## Material supplied
- - -
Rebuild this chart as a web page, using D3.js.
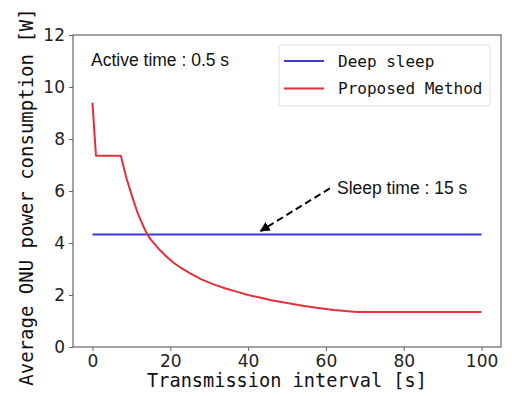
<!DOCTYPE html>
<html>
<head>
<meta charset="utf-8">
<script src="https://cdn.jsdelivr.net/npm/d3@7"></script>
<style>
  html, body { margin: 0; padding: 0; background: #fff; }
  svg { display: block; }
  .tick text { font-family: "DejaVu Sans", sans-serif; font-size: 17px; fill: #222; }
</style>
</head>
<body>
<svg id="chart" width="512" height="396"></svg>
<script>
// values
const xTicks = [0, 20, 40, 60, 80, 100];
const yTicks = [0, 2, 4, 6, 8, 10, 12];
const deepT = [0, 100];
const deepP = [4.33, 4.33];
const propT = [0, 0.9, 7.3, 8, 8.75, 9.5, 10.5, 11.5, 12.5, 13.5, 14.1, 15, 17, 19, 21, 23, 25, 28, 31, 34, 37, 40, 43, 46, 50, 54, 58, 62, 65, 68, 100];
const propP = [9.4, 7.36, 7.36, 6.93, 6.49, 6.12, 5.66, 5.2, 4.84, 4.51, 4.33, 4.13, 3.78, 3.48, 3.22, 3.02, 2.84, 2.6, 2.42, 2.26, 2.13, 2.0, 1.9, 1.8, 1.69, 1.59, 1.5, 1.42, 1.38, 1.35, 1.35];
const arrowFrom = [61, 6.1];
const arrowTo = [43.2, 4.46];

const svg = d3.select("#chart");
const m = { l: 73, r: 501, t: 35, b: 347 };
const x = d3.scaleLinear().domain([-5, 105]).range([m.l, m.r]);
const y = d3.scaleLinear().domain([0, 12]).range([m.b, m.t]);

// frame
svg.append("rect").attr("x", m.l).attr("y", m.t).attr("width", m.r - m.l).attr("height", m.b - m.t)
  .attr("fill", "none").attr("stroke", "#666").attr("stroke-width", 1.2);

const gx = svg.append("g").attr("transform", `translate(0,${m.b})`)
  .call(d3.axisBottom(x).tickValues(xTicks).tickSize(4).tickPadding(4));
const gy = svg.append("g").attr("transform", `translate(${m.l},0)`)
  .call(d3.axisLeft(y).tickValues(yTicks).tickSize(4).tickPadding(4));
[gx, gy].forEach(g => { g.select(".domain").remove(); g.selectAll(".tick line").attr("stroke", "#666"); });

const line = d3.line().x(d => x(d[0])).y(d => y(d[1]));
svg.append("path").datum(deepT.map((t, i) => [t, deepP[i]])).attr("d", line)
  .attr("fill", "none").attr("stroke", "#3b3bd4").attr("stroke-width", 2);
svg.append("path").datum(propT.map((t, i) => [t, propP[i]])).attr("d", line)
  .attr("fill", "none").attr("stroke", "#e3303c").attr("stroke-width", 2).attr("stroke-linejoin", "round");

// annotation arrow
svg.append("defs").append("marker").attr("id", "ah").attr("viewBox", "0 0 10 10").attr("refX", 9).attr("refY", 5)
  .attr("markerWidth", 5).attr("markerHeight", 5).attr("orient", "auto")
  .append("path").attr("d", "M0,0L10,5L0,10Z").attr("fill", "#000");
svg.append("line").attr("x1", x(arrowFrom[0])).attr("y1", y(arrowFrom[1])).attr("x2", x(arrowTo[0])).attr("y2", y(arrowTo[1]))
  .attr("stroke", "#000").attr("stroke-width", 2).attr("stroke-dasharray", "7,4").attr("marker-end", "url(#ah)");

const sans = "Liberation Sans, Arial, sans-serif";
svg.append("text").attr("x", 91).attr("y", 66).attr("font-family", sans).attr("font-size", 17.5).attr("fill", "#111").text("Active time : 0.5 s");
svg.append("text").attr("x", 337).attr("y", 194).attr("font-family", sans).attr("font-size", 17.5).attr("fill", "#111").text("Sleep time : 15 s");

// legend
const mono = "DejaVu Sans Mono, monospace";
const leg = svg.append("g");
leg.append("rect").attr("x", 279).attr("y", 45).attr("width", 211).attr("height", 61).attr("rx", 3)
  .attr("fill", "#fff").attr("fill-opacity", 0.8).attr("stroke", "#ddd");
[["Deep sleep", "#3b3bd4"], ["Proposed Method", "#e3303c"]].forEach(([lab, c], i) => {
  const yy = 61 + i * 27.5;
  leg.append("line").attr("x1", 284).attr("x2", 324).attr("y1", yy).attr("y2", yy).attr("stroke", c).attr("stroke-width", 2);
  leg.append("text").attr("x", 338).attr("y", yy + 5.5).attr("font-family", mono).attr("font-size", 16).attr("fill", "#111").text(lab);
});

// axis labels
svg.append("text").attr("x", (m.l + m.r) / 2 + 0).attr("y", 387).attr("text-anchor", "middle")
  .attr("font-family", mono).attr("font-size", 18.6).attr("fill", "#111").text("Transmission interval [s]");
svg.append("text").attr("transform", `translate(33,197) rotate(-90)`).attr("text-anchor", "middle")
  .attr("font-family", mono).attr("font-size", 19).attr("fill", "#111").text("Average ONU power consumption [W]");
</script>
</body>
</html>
- - -
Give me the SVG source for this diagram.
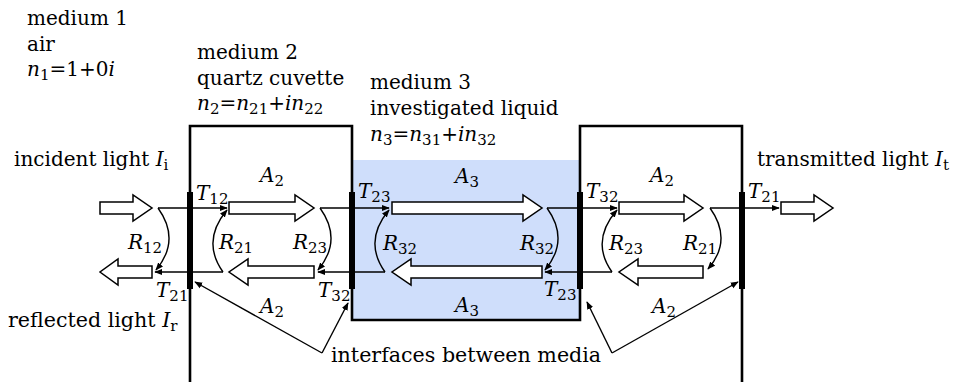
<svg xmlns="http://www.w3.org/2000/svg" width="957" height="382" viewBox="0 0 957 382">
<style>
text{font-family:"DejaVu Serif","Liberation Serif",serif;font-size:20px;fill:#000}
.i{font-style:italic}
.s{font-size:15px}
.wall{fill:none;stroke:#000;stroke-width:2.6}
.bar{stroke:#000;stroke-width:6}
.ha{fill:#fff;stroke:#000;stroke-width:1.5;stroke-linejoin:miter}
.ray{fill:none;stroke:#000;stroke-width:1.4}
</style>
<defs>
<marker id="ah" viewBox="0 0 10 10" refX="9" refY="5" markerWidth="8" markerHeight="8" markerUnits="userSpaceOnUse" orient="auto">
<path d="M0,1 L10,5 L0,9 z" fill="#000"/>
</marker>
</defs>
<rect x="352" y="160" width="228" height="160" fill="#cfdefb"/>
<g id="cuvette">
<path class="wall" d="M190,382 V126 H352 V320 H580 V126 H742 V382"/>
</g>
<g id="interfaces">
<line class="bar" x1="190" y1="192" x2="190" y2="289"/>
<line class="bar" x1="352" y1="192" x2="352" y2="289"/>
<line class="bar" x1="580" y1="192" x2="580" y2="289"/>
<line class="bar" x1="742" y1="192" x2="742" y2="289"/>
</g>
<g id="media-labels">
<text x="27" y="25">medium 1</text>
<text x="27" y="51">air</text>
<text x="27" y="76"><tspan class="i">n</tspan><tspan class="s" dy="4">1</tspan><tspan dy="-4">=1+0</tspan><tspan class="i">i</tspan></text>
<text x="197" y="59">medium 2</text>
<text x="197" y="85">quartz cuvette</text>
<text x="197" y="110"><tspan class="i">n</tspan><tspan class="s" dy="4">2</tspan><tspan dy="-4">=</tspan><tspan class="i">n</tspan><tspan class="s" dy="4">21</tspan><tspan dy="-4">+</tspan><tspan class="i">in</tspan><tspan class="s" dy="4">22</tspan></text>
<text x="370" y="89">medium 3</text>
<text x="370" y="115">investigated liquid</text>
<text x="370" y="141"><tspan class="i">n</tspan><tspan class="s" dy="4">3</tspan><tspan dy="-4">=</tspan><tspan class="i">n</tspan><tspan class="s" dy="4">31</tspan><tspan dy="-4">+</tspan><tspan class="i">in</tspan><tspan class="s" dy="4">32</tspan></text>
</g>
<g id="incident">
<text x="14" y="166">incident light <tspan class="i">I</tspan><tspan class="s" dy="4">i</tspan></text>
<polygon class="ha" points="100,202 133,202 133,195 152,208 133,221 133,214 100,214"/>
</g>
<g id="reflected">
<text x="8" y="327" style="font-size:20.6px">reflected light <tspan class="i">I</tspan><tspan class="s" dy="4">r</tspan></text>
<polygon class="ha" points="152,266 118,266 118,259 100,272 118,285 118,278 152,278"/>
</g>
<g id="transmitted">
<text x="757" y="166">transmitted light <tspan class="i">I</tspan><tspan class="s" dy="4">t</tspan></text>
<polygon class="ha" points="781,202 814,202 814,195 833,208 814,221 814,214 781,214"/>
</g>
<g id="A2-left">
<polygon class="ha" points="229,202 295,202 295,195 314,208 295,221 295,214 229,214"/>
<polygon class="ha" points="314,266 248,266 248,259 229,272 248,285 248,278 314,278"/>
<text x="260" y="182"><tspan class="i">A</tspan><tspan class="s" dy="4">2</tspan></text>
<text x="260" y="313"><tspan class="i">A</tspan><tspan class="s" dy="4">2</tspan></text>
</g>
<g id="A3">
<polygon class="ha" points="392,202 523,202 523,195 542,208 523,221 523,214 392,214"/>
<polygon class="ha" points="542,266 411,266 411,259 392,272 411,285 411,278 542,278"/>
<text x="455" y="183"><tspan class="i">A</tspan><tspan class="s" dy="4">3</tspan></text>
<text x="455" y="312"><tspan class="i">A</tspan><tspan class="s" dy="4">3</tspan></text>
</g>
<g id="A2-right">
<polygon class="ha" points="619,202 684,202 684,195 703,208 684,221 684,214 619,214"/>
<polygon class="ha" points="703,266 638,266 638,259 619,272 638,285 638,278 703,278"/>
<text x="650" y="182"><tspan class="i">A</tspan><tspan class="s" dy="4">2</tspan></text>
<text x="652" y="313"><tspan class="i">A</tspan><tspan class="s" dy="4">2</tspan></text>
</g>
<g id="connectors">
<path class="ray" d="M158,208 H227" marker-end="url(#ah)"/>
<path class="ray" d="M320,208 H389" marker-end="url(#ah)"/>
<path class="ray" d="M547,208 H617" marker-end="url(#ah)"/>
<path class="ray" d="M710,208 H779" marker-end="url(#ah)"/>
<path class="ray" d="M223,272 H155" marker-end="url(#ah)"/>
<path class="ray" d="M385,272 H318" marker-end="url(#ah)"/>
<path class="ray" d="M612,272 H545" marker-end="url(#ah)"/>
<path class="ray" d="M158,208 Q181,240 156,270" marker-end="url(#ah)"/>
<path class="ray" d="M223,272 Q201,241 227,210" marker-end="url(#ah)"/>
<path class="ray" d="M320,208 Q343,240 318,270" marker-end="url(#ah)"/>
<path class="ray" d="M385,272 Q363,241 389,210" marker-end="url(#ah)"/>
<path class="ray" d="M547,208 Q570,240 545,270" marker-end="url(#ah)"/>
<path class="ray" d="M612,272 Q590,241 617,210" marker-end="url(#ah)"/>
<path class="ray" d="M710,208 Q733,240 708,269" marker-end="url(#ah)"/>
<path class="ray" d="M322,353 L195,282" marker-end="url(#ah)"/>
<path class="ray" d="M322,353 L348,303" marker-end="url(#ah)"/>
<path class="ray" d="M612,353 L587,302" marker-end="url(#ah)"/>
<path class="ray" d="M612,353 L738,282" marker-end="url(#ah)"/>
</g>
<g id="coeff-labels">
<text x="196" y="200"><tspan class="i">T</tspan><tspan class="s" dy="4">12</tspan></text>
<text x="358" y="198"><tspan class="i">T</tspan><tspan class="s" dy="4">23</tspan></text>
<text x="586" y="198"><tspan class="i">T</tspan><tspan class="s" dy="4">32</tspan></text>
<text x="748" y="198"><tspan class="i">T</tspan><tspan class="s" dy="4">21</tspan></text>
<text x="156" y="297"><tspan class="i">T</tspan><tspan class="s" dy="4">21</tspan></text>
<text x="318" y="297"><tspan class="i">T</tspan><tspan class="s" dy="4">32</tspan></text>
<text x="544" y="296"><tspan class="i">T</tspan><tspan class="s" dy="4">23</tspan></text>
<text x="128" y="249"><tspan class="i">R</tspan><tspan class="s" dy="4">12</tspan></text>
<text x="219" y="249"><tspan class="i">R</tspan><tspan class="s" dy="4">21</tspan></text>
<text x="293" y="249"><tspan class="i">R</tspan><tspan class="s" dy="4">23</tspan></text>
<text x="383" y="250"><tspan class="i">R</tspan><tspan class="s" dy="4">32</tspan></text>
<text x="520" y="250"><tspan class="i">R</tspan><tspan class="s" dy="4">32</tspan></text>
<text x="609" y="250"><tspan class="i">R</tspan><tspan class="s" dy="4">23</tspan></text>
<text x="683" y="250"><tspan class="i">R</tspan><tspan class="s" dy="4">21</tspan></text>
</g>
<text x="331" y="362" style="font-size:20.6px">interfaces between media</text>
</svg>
- - -
## Description of the task
In the records above, tally the lines where the word "this" appears, and give the number and nothing else.

## Final result
2